Short exercise: Transcribe every line exactly and omit anything that is a picture.

Information shown:
——

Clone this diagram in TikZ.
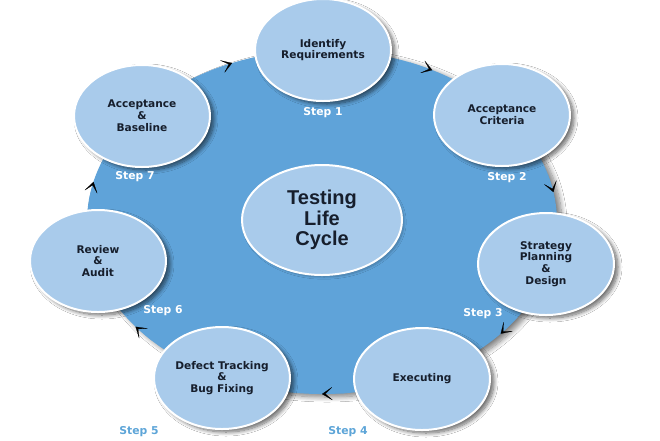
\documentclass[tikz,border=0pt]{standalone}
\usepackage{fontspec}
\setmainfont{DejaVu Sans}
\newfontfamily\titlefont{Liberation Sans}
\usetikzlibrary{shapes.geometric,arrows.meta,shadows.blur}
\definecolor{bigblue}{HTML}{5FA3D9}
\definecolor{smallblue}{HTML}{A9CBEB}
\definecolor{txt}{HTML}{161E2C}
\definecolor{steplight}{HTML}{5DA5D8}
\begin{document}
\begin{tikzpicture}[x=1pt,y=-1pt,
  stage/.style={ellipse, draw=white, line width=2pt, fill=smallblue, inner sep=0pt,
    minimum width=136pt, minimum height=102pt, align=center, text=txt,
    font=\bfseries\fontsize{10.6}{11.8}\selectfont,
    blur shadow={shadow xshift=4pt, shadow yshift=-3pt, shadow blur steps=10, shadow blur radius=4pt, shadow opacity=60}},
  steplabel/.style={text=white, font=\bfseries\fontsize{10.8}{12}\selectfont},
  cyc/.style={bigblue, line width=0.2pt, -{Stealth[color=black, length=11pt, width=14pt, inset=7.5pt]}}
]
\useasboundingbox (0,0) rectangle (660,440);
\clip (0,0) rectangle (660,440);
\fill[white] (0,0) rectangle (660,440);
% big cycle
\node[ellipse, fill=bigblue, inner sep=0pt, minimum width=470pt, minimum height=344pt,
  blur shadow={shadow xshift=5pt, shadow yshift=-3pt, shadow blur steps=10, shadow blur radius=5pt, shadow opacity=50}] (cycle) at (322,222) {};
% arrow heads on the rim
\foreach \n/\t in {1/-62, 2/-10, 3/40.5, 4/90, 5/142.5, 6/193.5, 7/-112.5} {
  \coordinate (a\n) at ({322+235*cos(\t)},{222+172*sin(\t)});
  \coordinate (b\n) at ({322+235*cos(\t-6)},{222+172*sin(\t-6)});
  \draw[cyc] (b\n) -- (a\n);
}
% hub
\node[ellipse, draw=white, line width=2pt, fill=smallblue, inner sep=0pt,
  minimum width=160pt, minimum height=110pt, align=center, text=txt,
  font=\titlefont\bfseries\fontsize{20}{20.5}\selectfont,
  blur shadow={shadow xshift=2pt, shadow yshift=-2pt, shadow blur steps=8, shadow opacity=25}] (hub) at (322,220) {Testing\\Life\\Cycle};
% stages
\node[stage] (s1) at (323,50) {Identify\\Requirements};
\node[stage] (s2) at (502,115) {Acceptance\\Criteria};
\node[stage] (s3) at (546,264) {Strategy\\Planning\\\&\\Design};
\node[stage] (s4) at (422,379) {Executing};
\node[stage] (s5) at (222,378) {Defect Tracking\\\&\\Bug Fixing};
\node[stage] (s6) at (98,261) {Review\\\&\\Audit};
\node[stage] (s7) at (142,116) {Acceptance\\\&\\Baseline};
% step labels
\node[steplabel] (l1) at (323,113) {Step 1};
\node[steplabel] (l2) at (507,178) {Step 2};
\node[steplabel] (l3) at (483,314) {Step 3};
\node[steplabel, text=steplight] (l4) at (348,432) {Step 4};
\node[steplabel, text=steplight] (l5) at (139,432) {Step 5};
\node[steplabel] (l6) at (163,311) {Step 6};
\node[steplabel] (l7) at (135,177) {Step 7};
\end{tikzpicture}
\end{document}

——

Solution:
Clone this diagram in TikZ.
\documentclass[tikz,border=0pt]{standalone}
\usepackage{fontspec}
\setmainfont{DejaVu Sans}
\newfontfamily\titlefont{Liberation Sans}
\usetikzlibrary{shapes.geometric,arrows.meta,shadows.blur}
\definecolor{bigblue}{HTML}{5FA3D9}
\definecolor{smallblue}{HTML}{A9CBEB}
\definecolor{txt}{HTML}{161E2C}
\definecolor{steplight}{HTML}{5DA5D8}
\begin{document}
\begin{tikzpicture}[x=1pt,y=-1pt,
  stage/.style={ellipse, draw=white, line width=2pt, fill=smallblue, inner sep=0pt,
    minimum width=136pt, minimum height=102pt, align=center, text=txt,
    font=\bfseries\fontsize{10.6}{11.8}\selectfont,
    blur shadow={shadow xshift=4pt, shadow yshift=-3pt, shadow blur steps=10, shadow blur radius=4pt, shadow opacity=60}},
  steplabel/.style={text=white, font=\bfseries\fontsize{10.8}{12}\selectfont},
  cyc/.style={bigblue, line width=0.2pt, -{Stealth[color=black, length=11pt, width=14pt, inset=7.5pt]}}
]
\useasboundingbox (0,0) rectangle (660,440);
\clip (0,0) rectangle (660,440);
\fill[white] (0,0) rectangle (660,440);
% big cycle
\node[ellipse, fill=bigblue, inner sep=0pt, minimum width=470pt, minimum height=344pt,
  blur shadow={shadow xshift=5pt, shadow yshift=-3pt, shadow blur steps=10, shadow blur radius=5pt, shadow opacity=50}] (cycle) at (322,222) {};
% arrow heads on the rim
\foreach \n/\t in {1/-62, 2/-10, 3/40.5, 4/90, 5/142.5, 6/193.5, 7/-112.5} {
  \coordinate (a\n) at ({322+235*cos(\t)},{222+172*sin(\t)});
  \coordinate (b\n) at ({322+235*cos(\t-6)},{222+172*sin(\t-6)});
  \draw[cyc] (b\n) -- (a\n);
}
% hub
\node[ellipse, draw=white, line width=2pt, fill=smallblue, inner sep=0pt,
  minimum width=160pt, minimum height=110pt, align=center, text=txt,
  font=\titlefont\bfseries\fontsize{20}{20.5}\selectfont,
  blur shadow={shadow xshift=2pt, shadow yshift=-2pt, shadow blur steps=8, shadow opacity=25}] (hub) at (322,220) {Testing\\Life\\Cycle};
% stages
\node[stage] (s1) at (323,50) {Identify\\Requirements};
\node[stage] (s2) at (502,115) {Acceptance\\Criteria};
\node[stage] (s3) at (546,264) {Strategy\\Planning\\\&\\Design};
\node[stage] (s4) at (422,379) {Executing};
\node[stage] (s5) at (222,378) {Defect Tracking\\\&\\Bug Fixing};
\node[stage] (s6) at (98,261) {Review\\\&\\Audit};
\node[stage] (s7) at (142,116) {Acceptance\\\&\\Baseline};
% step labels
\node[steplabel] (l1) at (323,113) {Step 1};
\node[steplabel] (l2) at (507,178) {Step 2};
\node[steplabel] (l3) at (483,314) {Step 3};
\node[steplabel, text=steplight] (l4) at (348,432) {Step 4};
\node[steplabel, text=steplight] (l5) at (139,432) {Step 5};
\node[steplabel] (l6) at (163,311) {Step 6};
\node[steplabel] (l7) at (135,177) {Step 7};
\end{tikzpicture}
\end{document}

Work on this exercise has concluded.